Friday, October 26, 2018

The wrap - Charlton Athletic 1 Oxford United 1


Spoiler: I'm not going to talk about Charlton or another decent point or Gavin Whyte's wonder-strike.

Sometimes you just can't win. The club have announced a one-off limited edition shirt for the 125th anniversary game against Shrewsbury which will retail for £75. Predictably enough, there's been a bit of a backlash. It's a numbered orange and black Puma shirt carrying the original Headington United badge. So far so good?

No, the shirt is from a standard template which makes it both 'boring' and 'overpriced', and therefore 'a rip off'.

It's one of life's great disappointments to find that almost all football shirts are generic templates being used over and over again. What you think is yours is nothing of the sort. But, if you take a look at Oxford United's kit history you'll see there's not much to work with.

If we'd had a replica of the original kit from 125 years ago, it would have been a yellow polo shirt, like you can get from Marks and Spencer and similar to our 2012/13 kit. After that, and for the best part of 30 years, we wore yellow and blue stripes, a style which sent many Oxford fans into apoplexy when it was re-introduced in 2010.

The chosen design is a nod to our late-Southern League, early-Football League days. Big Ron Atkinson and all that. What many would consider 'olden days', but not 'ancient history'. For the best part of 20 years we stuck rigidly to this livery with only minor variations. Surprisingly enough we've never re-visited it. A plain orange shirt may appear boring, but it does represent an untapped part of our heritage.

A shirt doesn't really mean anything until something significant happens while wearing it. Take the 1986 Milk Cup shirt - another significant design which couldn't be replicated for the anniversary because it was rebooted in 2015. The yellow is washed out, it has a horizontal shadow stripe; and a sponsor which sounds a bit like a willy. But it was worn on our finest day, and then again in one of our finest seasons, it's not a nice design, but it is a classic.

With no sponsor, another nod to our heritage, what is left is a plain orange shirt with an old badge on it. Exciting? Not when you distill it down like that, but that's not really the point. The point is the club are trying to make Saturday a meaningful occasion, and something slightly different is part of it.

Which brings us to the second point - the cost. £75 is expensive for a t-shirt, no doubt. But, that's not how pricing works. No club shirt is ever really worth it in the sense of cost versus utility (what you wear it for). You could buy a template of the Puma version for £8 and put a badge on it; in fact, someone has. But, that's the hollow victory of a smart arse because as much as it looks like it, it's still not the actual shirt. The shirt, plus the badge, plus the occasion, plus the limited availability gives it a value beyond its cost price. What that value is, is ultimately a bit of a punt but it still has the characteristics to be priced at a premium.

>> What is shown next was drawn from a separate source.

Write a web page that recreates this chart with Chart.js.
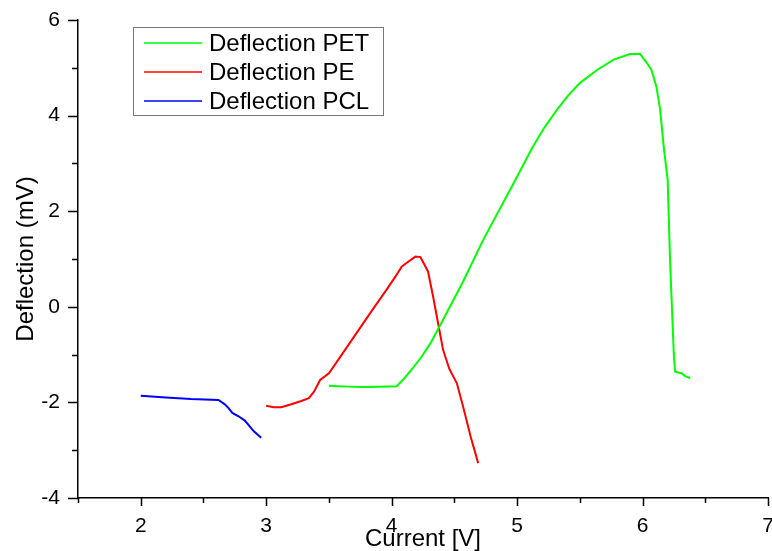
<!DOCTYPE html>
<html>
<head>
<meta charset="utf-8">
<script src="https://cdn.jsdelivr.net/npm/chart.js@4/dist/chart.umd.min.js"></script>
<style>
  body { margin: 0; background: #fff; }
  #wrap { width: 772px; height: 551px; }
</style>
</head>
<body>
<div id="wrap"><canvas id="chart" width="772" height="551"></canvas></div>
<script>
// values
const petX = [3.50, 3.65, 3.77, 3.90, 4.04, 4.10, 4.17, 4.24, 4.31, 4.41, 4.57, 4.73, 5.00, 5.12, 5.21, 5.32, 5.41, 5.50, 5.64, 5.77, 5.90, 5.98, 6.03, 6.07, 6.11, 6.14, 6.17, 6.20, 6.22, 6.25, 6.26, 6.31, 6.34, 6.38];
const petY = [-1.65, -1.67, -1.68, -1.67, -1.66, -1.50, -1.28, -1.04, -0.76, -0.27, 0.53, 1.40, 2.72, 3.32, 3.72, 4.13, 4.43, 4.68, 4.96, 5.17, 5.29, 5.29, 5.12, 4.96, 4.61, 4.13, 3.32, 2.66, 0.92, -1.04, -1.36, -1.39, -1.45, -1.49];

const peX = [3.00, 3.06, 3.12, 3.20, 3.28, 3.34, 3.38, 3.43, 3.50, 3.60, 3.72, 3.84, 3.96, 4.03, 4.08, 4.11, 4.19, 4.23, 4.29, 4.33, 4.37, 4.41, 4.46, 4.52, 4.57, 4.63, 4.69];
const peY = [-2.07, -2.10, -2.10, -2.04, -1.97, -1.91, -1.78, -1.53, -1.39, -1.01, -0.55, -0.09, 0.36, 0.63, 0.84, 0.90, 1.05, 1.04, 0.74, 0.22, -0.34, -0.90, -1.30, -1.60, -2.09, -2.72, -3.27];

const pclX = [2.00, 2.20, 2.40, 2.62, 2.67, 2.70, 2.73, 2.78, 2.83, 2.90, 2.96];
const pclY = [-1.86, -1.90, -1.93, -1.95, -2.04, -2.12, -2.22, -2.29, -2.38, -2.60, -2.74];

const seriesNames = ['Deflection PET', 'Deflection PE', 'Deflection PCL'];
const seriesColors = ['#00ff00', '#ff0000', '#0000ff'];

const xTitle = 'Current [V]';
const yTitle = 'Deflection (mV)';

const FONT = '"Liberation Sans", Arial, sans-serif';

function pts(xs, ys) {
  return xs.map((x, i) => ({ x: x, y: ys[i] }));
}

// tick marks, long on labelled values and short in between
const tickMarks = {
  id: 'tickMarks',
  afterDraw(chart) {
    const ctx = chart.ctx;
    const xs = chart.scales.x, ys = chart.scales.y;
    const a = chart.chartArea;
    ctx.save();
    ctx.strokeStyle = '#000';
    ctx.lineWidth = 1.5;
    ctx.beginPath();
    xs.ticks.forEach(t => {
      const px = Math.round(xs.getPixelForValue(t.value)) + 0.5;
      const len = Number.isInteger(t.value) ? 8 : 5;
      ctx.moveTo(px, a.bottom);
      ctx.lineTo(px, a.bottom + len);
    });
    ys.ticks.forEach(t => {
      const py = Math.round(ys.getPixelForValue(t.value)) + 0.5;
      const len = t.value % 2 === 0 ? 10 : 6;
      ctx.moveTo(a.left, py);
      ctx.lineTo(a.left - len, py);
    });
    ctx.stroke();
    ctx.restore();
  }
};

// boxed legend at the top left of the plot
const boxLegend = {
  id: 'boxLegend',
  afterDraw(chart) {
    const ctx = chart.ctx;
    ctx.save();
    ctx.strokeStyle = '#777';
    ctx.lineWidth = 1;
    ctx.strokeRect(133.5, 27.5, 250, 88);
    ctx.font = '24px ' + FONT;
    ctx.textBaseline = 'middle';
    ctx.fillStyle = '#000';
    chart.data.datasets.forEach((ds, i) => {
      const y = 43 + i * 29;
      ctx.strokeStyle = ds.borderColor;
      ctx.lineWidth = 1.5;
      ctx.beginPath();
      ctx.moveTo(144, y);
      ctx.lineTo(202, y);
      ctx.stroke();
      ctx.fillText(ds.label, 209, y + 1);
    });
    ctx.restore();
  }
};

const datasets = [pts(petX, petY), pts(peX, peY), pts(pclX, pclY)].map((d, i) => ({
  label: seriesNames[i],
  data: d,
  borderColor: seriesColors[i],
  backgroundColor: seriesColors[i],
  borderWidth: 2,
  pointRadius: 0,
  fill: false,
  tension: 0
}));

const ctx = document.getElementById('chart').getContext('2d');
const myChart = new Chart(ctx, {
  type: 'line',
  data: { datasets: datasets },
  options: {
    responsive: false,
    animation: false,
    layout: { padding: { top: 20, right: 4, left: 0, bottom: 0 } },
    plugins: {
      legend: { display: false },
      tooltip: { enabled: false }
    },
    scales: {
      x: {
        type: 'linear',
        min: 1.5,
        max: 7,
        afterFit: s => { s.height = 53; s.paddingLeft = 0; s.paddingRight = 0; },
        grid: { display: false, drawTicks: false },
        border: { display: true, color: '#000', width: 1.5 },
        ticks: {
          stepSize: 0.5,
          autoSkip: false,
          maxRotation: 0,
          padding: 16,
          color: '#000',
          font: { family: FONT, size: 21 },
          callback: v => Number.isInteger(v) ? v : ''
        },
        title: {
          display: true,
          text: xTitle,
          color: '#000',
          font: { family: FONT, size: 24, lineHeight: 1.0 },
          padding: 0
        }
      },
      y: {
        type: 'linear',
        min: -4,
        max: 6,
        afterFit: s => { s.width = 78; s.paddingTop = 0; s.paddingBottom = 0; },
        grid: { display: false, drawTicks: false },
        border: { display: true, color: '#000', width: 1.5 },
        ticks: {
          stepSize: 1,
          autoSkip: false,
          padding: 18,
          color: '#000',
          font: { family: FONT, size: 21 },
          callback: v => v % 2 === 0 ? v : ''
        },
        title: {
          display: true,
          text: yTitle,
          color: '#000',
          font: { family: FONT, size: 24 },
          padding: { top: 12, bottom: 0 }
        }
      }
    }
  },
  plugins: [tickMarks, boxLegend]
});
</script>
</body>
</html>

Are the club profiting unreasonably from the shirt? If they sell out the whole lot, they'll make just under £10k. Knock off the cost of the shirts in the first place, the design of the badge and a bunch of tomfoolery around getting it produced, and you're talking about a profit which pays the salary of a mid-ranking squad player for a month. It's hardly profiteering.

For something to be collectable, it has to has to have 'significance', which is ultimately defined by the collector. If you think the shirt is over-priced and boring, then you're probably not its target market. There are some people who absolutely love this stuff; others who are cold to it. I sit right in the middle. I could browse the Oxford United Kit History website for hours, but I can't bring myself to spend hundreds on shirts I don't have. I'm quite attracted by the novelty of a one-off shirt, regardless of its design. My first reaction was that I could take it or leave it, but I'm now thinking that if it's in stock and I've got the money, I might get one. Am I being ripped off? Well, you could argue 40-odd years of watching mediocre football is a bigger rip-off, but that's not really the point of supporting your club; I still do it, and so do you.